Only the lines from the one containing "Recreate this image" down to the one containing "of soc2] (dom2)" should be printed, exactly as they stand, ends included.

+++ Given data +++

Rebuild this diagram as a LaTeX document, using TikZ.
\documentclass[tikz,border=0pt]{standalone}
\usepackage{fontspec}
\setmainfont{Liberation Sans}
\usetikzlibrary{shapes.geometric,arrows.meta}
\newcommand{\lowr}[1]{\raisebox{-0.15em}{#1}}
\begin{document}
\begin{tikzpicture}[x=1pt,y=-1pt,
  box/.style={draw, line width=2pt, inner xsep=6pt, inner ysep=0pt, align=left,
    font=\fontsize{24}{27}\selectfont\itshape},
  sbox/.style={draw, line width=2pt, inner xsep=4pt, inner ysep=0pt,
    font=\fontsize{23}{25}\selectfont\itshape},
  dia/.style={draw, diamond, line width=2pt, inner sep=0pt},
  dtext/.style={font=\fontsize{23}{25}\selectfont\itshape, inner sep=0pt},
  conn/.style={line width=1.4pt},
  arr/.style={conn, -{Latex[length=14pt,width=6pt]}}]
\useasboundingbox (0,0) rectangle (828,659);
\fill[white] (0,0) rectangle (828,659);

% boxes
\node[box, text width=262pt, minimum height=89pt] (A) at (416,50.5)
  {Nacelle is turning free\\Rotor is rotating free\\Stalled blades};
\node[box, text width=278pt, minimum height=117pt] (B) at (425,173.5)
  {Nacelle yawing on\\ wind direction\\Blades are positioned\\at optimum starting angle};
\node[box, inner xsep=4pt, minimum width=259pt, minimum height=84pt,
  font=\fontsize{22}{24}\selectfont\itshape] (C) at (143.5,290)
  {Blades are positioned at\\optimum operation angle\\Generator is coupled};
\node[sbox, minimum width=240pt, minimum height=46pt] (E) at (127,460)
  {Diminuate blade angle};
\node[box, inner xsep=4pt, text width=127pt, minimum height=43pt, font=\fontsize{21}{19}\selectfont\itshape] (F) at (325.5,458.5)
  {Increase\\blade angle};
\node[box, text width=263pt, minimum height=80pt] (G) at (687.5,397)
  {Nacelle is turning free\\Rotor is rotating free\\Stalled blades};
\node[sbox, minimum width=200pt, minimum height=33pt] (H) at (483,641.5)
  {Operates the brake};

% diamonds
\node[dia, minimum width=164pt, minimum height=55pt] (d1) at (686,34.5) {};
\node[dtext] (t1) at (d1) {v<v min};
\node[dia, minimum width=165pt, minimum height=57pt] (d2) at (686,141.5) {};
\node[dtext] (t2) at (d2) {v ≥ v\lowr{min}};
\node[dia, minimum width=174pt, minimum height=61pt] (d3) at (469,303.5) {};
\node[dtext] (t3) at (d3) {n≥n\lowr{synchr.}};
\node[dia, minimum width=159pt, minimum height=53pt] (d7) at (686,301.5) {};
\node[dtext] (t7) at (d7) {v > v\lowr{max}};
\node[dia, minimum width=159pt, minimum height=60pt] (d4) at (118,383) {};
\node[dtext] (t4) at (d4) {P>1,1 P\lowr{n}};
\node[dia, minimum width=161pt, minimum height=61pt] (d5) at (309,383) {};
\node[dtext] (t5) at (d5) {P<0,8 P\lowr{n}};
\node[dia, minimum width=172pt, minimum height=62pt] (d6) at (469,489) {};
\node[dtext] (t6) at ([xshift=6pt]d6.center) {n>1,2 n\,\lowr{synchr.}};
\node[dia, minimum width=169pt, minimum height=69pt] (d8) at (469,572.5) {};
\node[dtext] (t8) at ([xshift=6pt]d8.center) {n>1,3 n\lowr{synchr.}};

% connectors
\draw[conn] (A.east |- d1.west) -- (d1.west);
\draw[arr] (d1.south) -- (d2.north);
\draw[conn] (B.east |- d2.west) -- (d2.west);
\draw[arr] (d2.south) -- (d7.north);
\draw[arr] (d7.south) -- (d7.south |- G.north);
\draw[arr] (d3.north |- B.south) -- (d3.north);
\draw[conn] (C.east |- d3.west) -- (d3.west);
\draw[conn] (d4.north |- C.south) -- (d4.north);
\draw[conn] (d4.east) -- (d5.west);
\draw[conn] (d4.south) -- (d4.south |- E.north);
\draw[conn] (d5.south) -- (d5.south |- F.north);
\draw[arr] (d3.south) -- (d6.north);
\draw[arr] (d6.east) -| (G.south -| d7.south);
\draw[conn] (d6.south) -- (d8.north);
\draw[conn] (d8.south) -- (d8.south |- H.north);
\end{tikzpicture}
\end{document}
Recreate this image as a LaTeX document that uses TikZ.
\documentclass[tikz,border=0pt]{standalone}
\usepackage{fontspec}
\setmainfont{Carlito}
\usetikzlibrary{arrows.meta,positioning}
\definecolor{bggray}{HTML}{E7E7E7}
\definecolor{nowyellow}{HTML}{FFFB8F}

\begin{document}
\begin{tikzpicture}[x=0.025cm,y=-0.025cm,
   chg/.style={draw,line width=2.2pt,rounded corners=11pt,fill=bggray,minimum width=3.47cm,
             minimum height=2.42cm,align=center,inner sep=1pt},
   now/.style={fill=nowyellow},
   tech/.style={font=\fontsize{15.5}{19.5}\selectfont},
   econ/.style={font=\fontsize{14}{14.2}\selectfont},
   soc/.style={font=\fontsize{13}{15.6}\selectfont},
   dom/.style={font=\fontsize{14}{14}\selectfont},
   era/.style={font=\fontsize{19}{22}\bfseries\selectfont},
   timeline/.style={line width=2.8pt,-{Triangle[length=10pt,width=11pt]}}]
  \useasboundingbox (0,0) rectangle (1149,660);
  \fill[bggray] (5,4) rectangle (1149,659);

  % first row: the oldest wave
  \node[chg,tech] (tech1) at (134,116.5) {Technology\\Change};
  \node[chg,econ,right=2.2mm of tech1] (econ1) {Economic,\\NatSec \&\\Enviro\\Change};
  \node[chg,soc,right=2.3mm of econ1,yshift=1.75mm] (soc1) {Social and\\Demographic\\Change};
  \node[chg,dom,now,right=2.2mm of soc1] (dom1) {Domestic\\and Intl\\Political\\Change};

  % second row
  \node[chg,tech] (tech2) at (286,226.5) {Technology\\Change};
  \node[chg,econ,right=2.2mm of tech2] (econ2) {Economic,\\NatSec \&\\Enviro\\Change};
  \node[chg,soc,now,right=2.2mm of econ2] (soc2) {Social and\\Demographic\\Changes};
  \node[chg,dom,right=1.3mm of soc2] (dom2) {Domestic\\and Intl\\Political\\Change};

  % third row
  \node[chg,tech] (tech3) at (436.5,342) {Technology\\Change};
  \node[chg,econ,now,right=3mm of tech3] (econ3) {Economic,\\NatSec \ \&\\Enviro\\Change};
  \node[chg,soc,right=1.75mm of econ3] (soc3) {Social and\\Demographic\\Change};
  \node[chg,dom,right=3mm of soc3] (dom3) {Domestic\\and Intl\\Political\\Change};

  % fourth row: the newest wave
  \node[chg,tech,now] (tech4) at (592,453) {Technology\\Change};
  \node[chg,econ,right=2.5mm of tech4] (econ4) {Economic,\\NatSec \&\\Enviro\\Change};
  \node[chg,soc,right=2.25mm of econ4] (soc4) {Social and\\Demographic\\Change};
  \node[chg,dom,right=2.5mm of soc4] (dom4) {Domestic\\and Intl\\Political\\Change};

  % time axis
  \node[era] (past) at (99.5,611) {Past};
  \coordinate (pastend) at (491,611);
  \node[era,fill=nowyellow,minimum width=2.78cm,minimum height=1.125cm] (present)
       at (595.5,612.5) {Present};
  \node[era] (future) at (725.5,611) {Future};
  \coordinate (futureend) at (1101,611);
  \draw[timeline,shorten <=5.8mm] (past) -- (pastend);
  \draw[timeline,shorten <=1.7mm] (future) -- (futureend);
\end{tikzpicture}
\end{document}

+++

__Expected answer__
Recreate this image as a LaTeX document that uses TikZ.
\documentclass[tikz,border=0pt]{standalone}
\usepackage{fontspec}
\setmainfont{Carlito}
\usetikzlibrary{arrows.meta,positioning}
\definecolor{bggray}{HTML}{E7E7E7}
\definecolor{nowyellow}{HTML}{FFFB8F}

\begin{document}
\begin{tikzpicture}[x=0.025cm,y=-0.025cm,
   chg/.style={draw,line width=2.2pt,rounded corners=11pt,fill=bggray,minimum width=3.47cm,
             minimum height=2.42cm,align=center,inner sep=1pt},
   now/.style={fill=nowyellow},
   tech/.style={font=\fontsize{15.5}{19.5}\selectfont},
   econ/.style={font=\fontsize{14}{14.2}\selectfont},
   soc/.style={font=\fontsize{13}{15.6}\selectfont},
   dom/.style={font=\fontsize{14}{14}\selectfont},
   era/.style={font=\fontsize{19}{22}\bfseries\selectfont},
   timeline/.style={line width=2.8pt,-{Triangle[length=10pt,width=11pt]}}]
  \useasboundingbox (0,0) rectangle (1149,660);
  \fill[bggray] (5,4) rectangle (1149,659);

  % first row: the oldest wave
  \node[chg,tech] (tech1) at (134,116.5) {Technology\\Change};
  \node[chg,econ,right=2.2mm of tech1] (econ1) {Economic,\\NatSec \&\\Enviro\\Change};
  \node[chg,soc,right=2.3mm of econ1,yshift=1.75mm] (soc1) {Social and\\Demographic\\Change};
  \node[chg,dom,now,right=2.2mm of soc1] (dom1) {Domestic\\and Intl\\Political\\Change};

  % second row
  \node[chg,tech] (tech2) at (286,226.5) {Technology\\Change};
  \node[chg,econ,right=2.2mm of tech2] (econ2) {Economic,\\NatSec \&\\Enviro\\Change};
  \node[chg,soc,now,right=2.2mm of econ2] (soc2) {Social and\\Demographic\\Changes};
  \node[chg,dom,right=1.3mm of soc2] (dom2) {Domestic\\and Intl\\Political\\Change};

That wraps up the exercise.